Infection can spread from the site of the pressure ulcer to a deeper layer of skin. This type of infection is known as cellulitis and causes symptoms of pain and redness, plus swelling of the skin.
Left untreated, there is a risk that the infection can spread to the blood (blood poisoning or sepsis) or the membranes that surround the brain and spine (meningitis), both of which are life threatening conditions.
Cellulitis will need to be treated using a course of antibiotics.
If a person with a weak immune system has a pressure ulcer that becomes infected, there is a risk that the infection will spread into their blood and other organs. This is known as blood poisoning, or sepsis.
In the most serious cases of blood poisoning, damage to multiple organs can lead to a large drop in blood pressure, which is known as septic shock. Septic shock can be fatal and symptoms include cold skin and an increased heart beat.

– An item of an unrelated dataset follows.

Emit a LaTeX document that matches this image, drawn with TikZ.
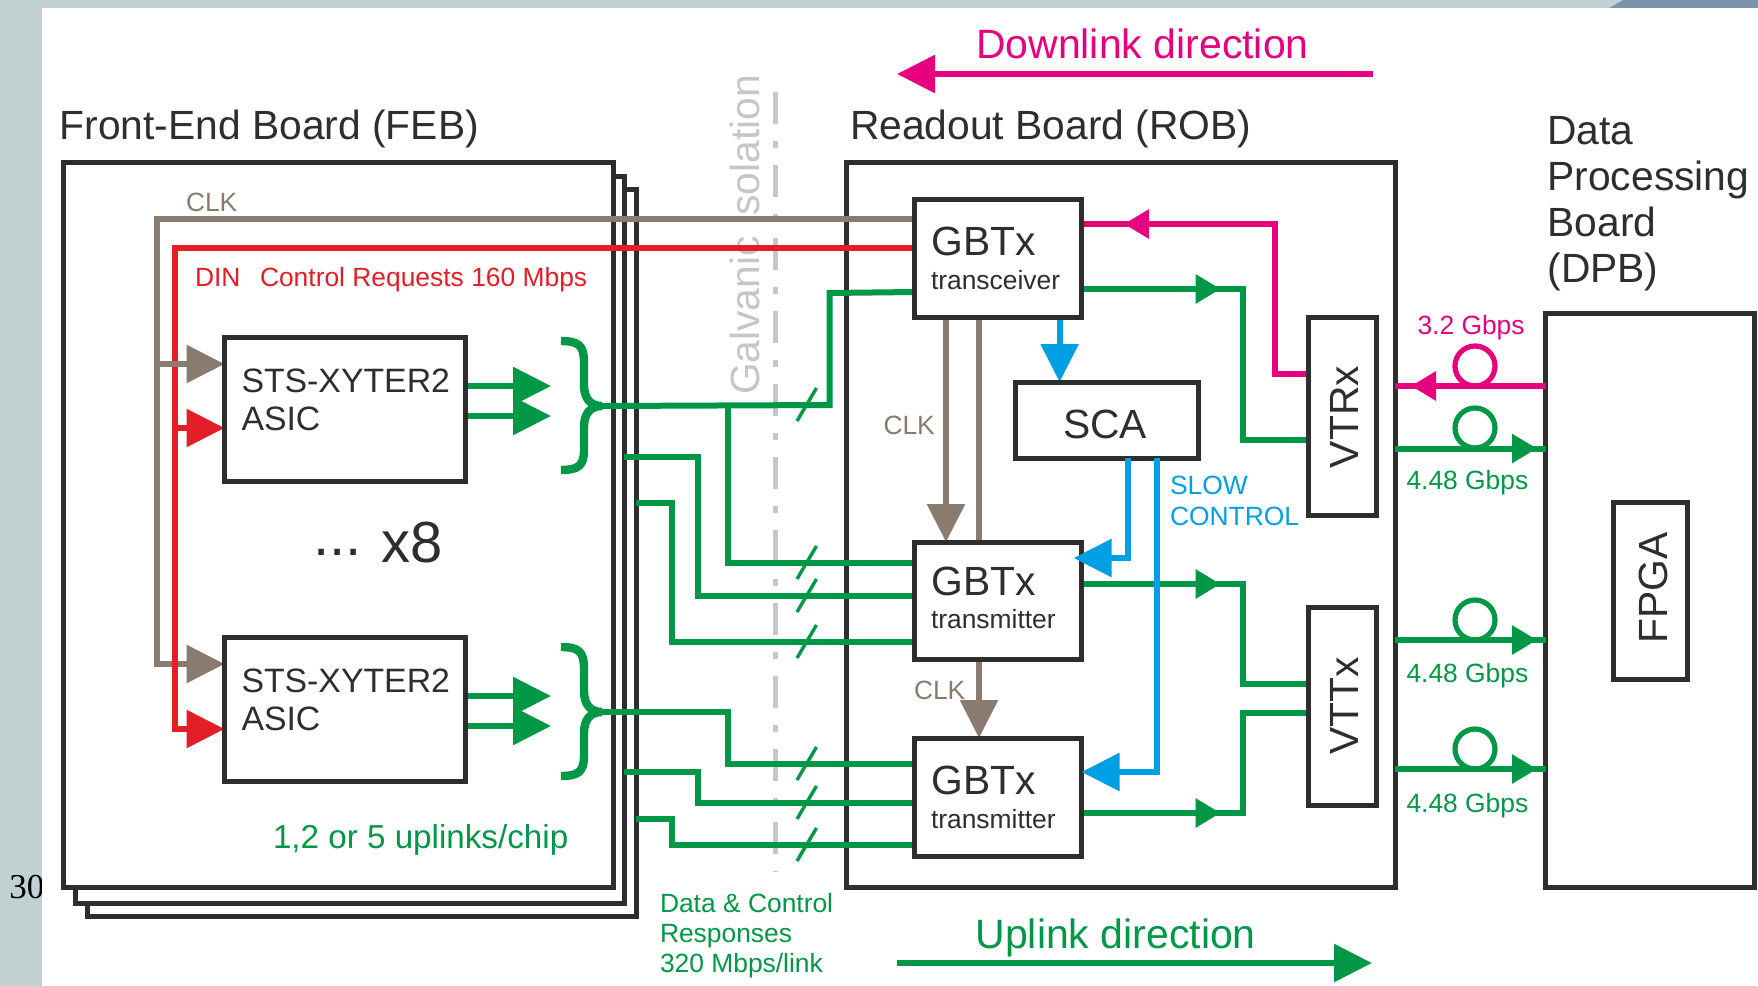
\documentclass[tikz,border=0pt]{standalone}
\usepackage{fontspec}
\setmainfont{Liberation Sans}
\newfontfamily\pagefont{Liberation Serif}
\usetikzlibrary{arrows.meta}
\pgfdeclarelayer{back}
\pgfdeclarelayer{wires}
\pgfdeclarelayer{top}
\pgfsetlayers{back,wires,main,top}
\definecolor{slidebg}{HTML}{C1D0D1}
\definecolor{slidecorner}{HTML}{7B93AD}
\definecolor{ink}{HTML}{2E2E2E}
\definecolor{wgreen}{HTML}{009846}
\definecolor{wbrown}{HTML}{8A7B70}
\definecolor{wred}{HTML}{E31E26}
\definecolor{wpink}{HTML}{E6007E}
\definecolor{wcyan}{HTML}{009FE3}
\definecolor{wgray}{HTML}{C6C6C6}
\newcommand{\pxbox}[6][]{%
  \node[boxnode,#1,minimum width={(#5-#3)*0.5pt},minimum height={(#6-#4)*0.5pt}] (#2) at ({(#3+#5)/2},{(#4+#6)/2}) {};}
\tikzset{
  x=0.5pt,y=-0.5pt,
  boxnode/.style={draw=ink,fill=white,line width=2.5pt,inner sep=0pt,outer sep=0pt},
  lbl/.style={inner sep=0pt,outer sep=0pt,anchor=base west,align=left},
  vlbl/.style={inner sep=0pt,outer sep=0pt,anchor=base,rotate=90},
  f40/.style={font=\fontsize{20.4}{23}\selectfont,text=ink},
  f33/.style={font=\fontsize{16.9}{19}\selectfont,text=ink},
  f26/.style={font=\fontsize{13.2}{15}\selectfont},
  wire/.style={line width=3pt},
  greenw/.style={wire,draw=wgreen},
  brownw/.style={wire,draw=wbrown},
  redw/.style={wire,draw=wred},
  pinkw/.style={wire,draw=wpink},
  cyanw/.style={wire,draw=wcyan},
  bigtip/.style={-{Triangle[length=19pt,width=18.5pt]}},
  midtip/.style={-{Triangle[length=12.5pt,width=14pt]}},
  slashmark/.style={draw=wgreen,line width=1.7pt},
  isoline/.style={draw=wgray,line width=2.5pt,dash pattern=on 16pt off 8.5pt on 3.5pt off 8.5pt},
  fibre/.style={line width=2.6pt,fill=none},
}
\begin{document}
\begin{tikzpicture}
\useasboundingbox (0,0) rectangle (1758,986);

% slide background
\begin{pgfonlayer}{back}
\fill[slidebg] (0,0) rectangle (1758,986);
\fill[slidecorner] (1609.5,8) -- (1623,0) -- (1758,0) -- (1758,8) -- cycle;
\node[inner sep=0pt,outer sep=0pt,anchor=base west,text=black,font=\pagefont\fontsize{17.5}{20}\selectfont] (pagenum) at (9.5,898) {30};
\fill[white] (42,8) rectangle (1758,986);

% boards
\pxbox{feb3}{87}{189}{636}{916}
\pxbox{feb2}{75}{176}{624}{903}
\pxbox{feb1}{63.5}{162}{613}{887}
\pxbox{rob}{846}{162}{1395}{887.5}
\pxbox{dpb}{1545.5}{313}{1754}{887.5}

% galvanic isolation
\node[vlbl,text=wgray,font=\fontsize{20.4}{24}\selectfont] (galv) at (759,235) {Galvanic isolation};
\coordinate (isotop) at (775.5,92);
\coordinate (isobot) at (775.5,872);
\draw[isoline] (isotop) -- (isobot);
\end{pgfonlayer}

% inner boxes
\pxbox{asic1}{224.5}{337}{465}{481}
\pxbox{asic2}{224.5}{637}{465}{781}
\pxbox{gbt1}{914}{199}{1081.5}{317}
\pxbox{gbt2}{914}{542}{1081.5}{659}
\pxbox{gbt3}{914}{738}{1081.5}{856}
\pxbox{sca}{1015}{382}{1198}{458}
\pxbox{vtrx}{1308}{317}{1376}{515}
\pxbox{vttx}{1308}{607}{1376}{805}
\pxbox{fpga}{1613}{502}{1687}{679}

% box texts
\node[lbl,f33] (asic1t) at (241.5,430) {STS-XYTER2\\ASIC};
\node[lbl,f33] (asic2t) at (241.5,730) {STS-XYTER2\\ASIC};
\node[lbl,f40] (g1a) at (931.5,255) {GBTx};
\node[lbl,f26,text=ink] (g1b) at (931,289) {transceiver};
\node[lbl,f40] (g2a) at (931.5,595) {GBTx};
\node[lbl,f26,text=ink] (g2b) at (931,628) {transmitter};
\node[lbl,f40] (g3a) at (931.5,794) {GBTx};
\node[lbl,f26,text=ink] (g3b) at (931,828) {transmitter};
\node[inner sep=0pt,anchor=base,f40] (scat) at (1105,438) {SCA};
\node[vlbl,f40] (vtrxt) at (1358,417) {VTRx};
\node[vlbl,f40] (vttxt) at (1358,706) {VTTx};
\node[vlbl,f40] (fpgat) at (1667.5,588) {FPGA};

% titles
\node[lbl,f40] (febt) at (59.5,139) {Front-End Board (FEB)};
\node[lbl,f40] (robt) at (850,139) {Readout Board (ROB)};
\node[lbl,f40,font=\fontsize{20.4}{23}\selectfont] (dpbt) at (1547.5,282) {Data\\Processing\\Board\\(DPB)};

% direction arrows
\coordinate (dnR) at (1373,74);
\coordinate (dnL) at (897,74);
\coordinate (upL) at (897,963);
\coordinate (upR) at (1372,963);
\node[lbl,text=wpink,font=\fontsize{20.5}{24}\selectfont] (dnt) at (976,58.5) {Downlink direction};
\node[lbl,text=wgreen,font=\fontsize{20.5}{24}\selectfont] (upt) at (975.5,948) {Uplink direction};
\draw[draw=wpink,line width=3pt,bigtip,wpink] (dnR) -- (dnL);
\draw[draw=wgreen,line width=3pt,bigtip,wgreen] (upL) -- (upR);

% small labels
\node[lbl,f26,text=wbrown] (clk1) at (186,211) {CLK};
\node[lbl,f26,text=wbrown] (clk2) at (883.5,434) {CLK};
\node[lbl,f26,text=wbrown] (clk3) at (914,699) {CLK};
\node[lbl,f26,text=wred] (din) at (195,286) {DIN};
\node[lbl,f26,text=wred] (ctrl) at (260,286) {Control Requests 160 Mbps};
\node[lbl,f26,text=wcyan,font=\fontsize{13.2}{15.5}\selectfont] (slow) at (1170,525) {SLOW\\CONTROL};
\node[lbl,f26,text=wpink] (r32) at (1417.5,334) {3.2 Gbps};
\node[lbl,f26,text=wgreen] (r1) at (1406.5,489) {4.48 Gbps};
\node[lbl,f26,text=wgreen] (r2) at (1406.5,682.5) {4.48 Gbps};
\node[lbl,f26,text=wgreen] (r3) at (1406.5,812) {4.48 Gbps};
\node[lbl,text=wgreen,font=\fontsize{16.6}{19}\selectfont] (upl) at (273,848) {1,2 or 5 uplinks/chip};
\node[lbl,f26,text=wgreen,font=\fontsize{13.2}{14.8}\selectfont] (resp) at (660,972) {Data \& Control\\Responses\\320 Mbps/link};
\node[lbl,text=ink,font=\fontsize{29}{32}\selectfont] (x8) at (313,562) {\raisebox{3.5pt}{...}\hspace{10pt}x8};

\begin{pgfonlayer}{wires}
% clock and data-in
\draw[brownw,bigtip] (gbt1.west|-0,219) -- (156.6,219) -- (156.6,664) -- (asic2.west|-0,664);
\draw[redw,bigtip] (gbt1.west|-0,248) -- (175,248) -- (175,729) -- (asic2.west|-0,729);
\draw[redw,bigtip] (175,428) -- (asic1.west|-0,428);
\draw[brownw,bigtip] (156.6,364) -- (asic1.west|-0,364);
\draw[brownw,bigtip] (gbt1.south-|946,0) -- (gbt2.north-|946,0);
\draw[brownw] (gbt1.south-|979,0) -- (gbt2.north-|979,0);
\draw[brownw,bigtip] (gbt2.south-|979,0) -- (gbt3.north-|979,0);

% ASIC outputs
\coordinate (a1e1) at (551,386); \coordinate (a1e2) at (551,416);
\coordinate (a2e1) at (551,696); \coordinate (a2e2) at (551,726);
\draw[greenw,bigtip] (asic1.east|-a1e1) -- (a1e1);
\draw[greenw,bigtip] (asic1.east|-a1e2) -- (a1e2);
\draw[greenw,bigtip] (asic2.east|-a2e1) -- (a2e1);
\draw[greenw,bigtip] (asic2.east|-a2e2) -- (a2e2);

% braces
\coordinate (br1) at (602,406);
\coordinate (br2) at (602,712);
\draw[draw=wgreen,line width=4.2pt] (561,341) .. controls (578,341) and (584,345) .. (584,362) -- (584,385) .. controls (584,398) and (590,406) .. (br1) .. controls (590,406) and (584,414) .. (584,427) -- (584,450) .. controls (584,466) and (578,470) .. (561,470);
\draw[draw=wgreen,line width=4.2pt] (561,647) .. controls (578,647) and (584,651) .. (584,668) -- (584,691) .. controls (584,704) and (590,712) .. (br2) .. controls (590,712) and (584,720) .. (584,733) -- (584,756) .. controls (584,772) and (578,776) .. (561,776);

% uplink bundles
\draw[greenw] (br1) -- (829.5,405) -- (829.5,293) -- (gbt1.west|-0,292);
\draw[greenw] (728,405) -- (728,563) -- (gbt2.west|-0,563);
\draw[greenw] (feb2.east|-0,457) -- (698,457) -- (698,596) -- (gbt2.west|-0,596);
\draw[greenw] (feb3.east|-0,503) -- (672,503) -- (672,642) -- (gbt2.west|-0,642);
\draw[greenw] (br2) -- (728,712) -- (728,764) -- (gbt3.west|-0,764);
\draw[greenw] (feb2.east|-0,772) -- (698,772) -- (698,803) -- (gbt3.west|-0,803);
\draw[greenw] (feb3.east|-0,819) -- (672,819) -- (672,845) -- (gbt3.west|-0,845);
\foreach \yy in {405,563,596,642,764,803,845}
  \draw[slashmark] (797,\yy+16) -- (816.5,\yy-17);

% downlink to GBTx
\coordinate (m1) at (1124,224);
\draw[pinkw] (vtrx.west|-0,374) -- (1275,374) -- (1275,224) -- (gbt1.east|-m1);
\draw[pinkw,midtip] (1275,224) -- (m1);

% uplink to optical modules
\coordinate (m2) at (1220.6,289);
\coordinate (m3) at (1220.6,584);
\coordinate (m4) at (1220.6,813);
\draw[greenw] (gbt1.east|-m2) -- (1243,289) -- (1243,440) -- (vtrx.west|-0,440);
\draw[greenw,midtip] (gbt1.east|-m2) -- (m2);
\draw[greenw] (gbt2.east|-m3) -- (1243,584) -- (1243,684) -- (vttx.west|-0,684);
\draw[greenw,midtip] (gbt2.east|-m3) -- (m3);
\draw[greenw] (gbt3.east|-m4) -- (1243,813) -- (1243,713) -- (vttx.west|-0,713);
\draw[greenw,midtip] (gbt3.east|-m4) -- (m4);

% slow control
\draw[cyanw,bigtip] (gbt1.south-|1059.6,0) -- (sca.north-|1059.6,0);

% optical fibres
\coordinate (f0) at (1411,386);
\coordinate (f1) at (1537,448.5);
\coordinate (f2) at (1537,640);
\coordinate (f3) at (1537,769);
\draw[draw=wpink,fibre] (1475,366) circle[radius=20];
\draw[draw=wgreen,fibre] (1475,428) circle[radius=20];
\draw[draw=wgreen,fibre] (1475,620) circle[radius=20];
\draw[draw=wgreen,fibre] (1475,749) circle[radius=20];
\draw[pinkw] (dpb.west|-f0) -- (rob.east|-f0);
\draw[pinkw,midtip] (dpb.west|-f0) -- (f0);
\draw[greenw] (rob.east|-f1) -- (dpb.west|-f1);
\draw[greenw,midtip] (rob.east|-f1) -- (f1);
\draw[greenw] (rob.east|-f2) -- (dpb.west|-f2);
\draw[greenw,midtip] (rob.east|-f2) -- (f2);
\draw[greenw] (rob.east|-f3) -- (dpb.west|-f3);
\draw[greenw,midtip] (rob.east|-f3) -- (f3);
\end{pgfonlayer}

\begin{pgfonlayer}{top}
\draw[cyanw,bigtip] (sca.south-|1127.5,0) -- (1127.5,558) -- (1073.6,558);
\draw[cyanw,bigtip] (sca.south-|1156.7,0) -- (1156.7,772) -- (gbt3.east|-0,772);
\end{pgfonlayer}
\end{tikzpicture}
\end{document}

Blood poisoning is a medical emergency and requires immediate treatment in an intensive care unit (ICU) so that the functions of the body can be supported while the infection is treated with antibiotics, or antiviral medication.
Bone and joint infection
Infection can also spread from a pressure ulcer downward into underlying joints (septic arthritis) and bones (osteomyelitis).
Both of these infections can cause damage to cartilage, tissue, and bone, and may affect the function of the joints and limbs. Antibiotics are required to treat bone and joint infections and, in the most serious of cases, infected bones and joints may need to be surgically removed.
Necrotizing fasciitis, commonly known as 'flesh-eating' bacteria, is a serious skin infection that causes rapid tissue death. Necrotizing fasciitis can occur when a pressure ulcer becomes infected with a type of bacteria known as Group A streptococcus bacteria.
Emergency treatment is required and involves a combination of antibiotics and surgical debridement of the dead tissue.
Gas gangrene is a rare, but serious, form of infection that occurs when a pressure ulcer becomes infected with the clostridium bacteria. The bacteria thrives in environments where there is little, or no, oxygen. They produce gases and release dangerous toxins. Symptoms of gas gangrene include rapid swelling of the skin and severe pain.
Gas gangrene requires immediate treatment with surgical debridement and, in the most serious of cases, it may be necessary to amputate the affected body part in order to prevent the gangrene from spreading to the rest of the body.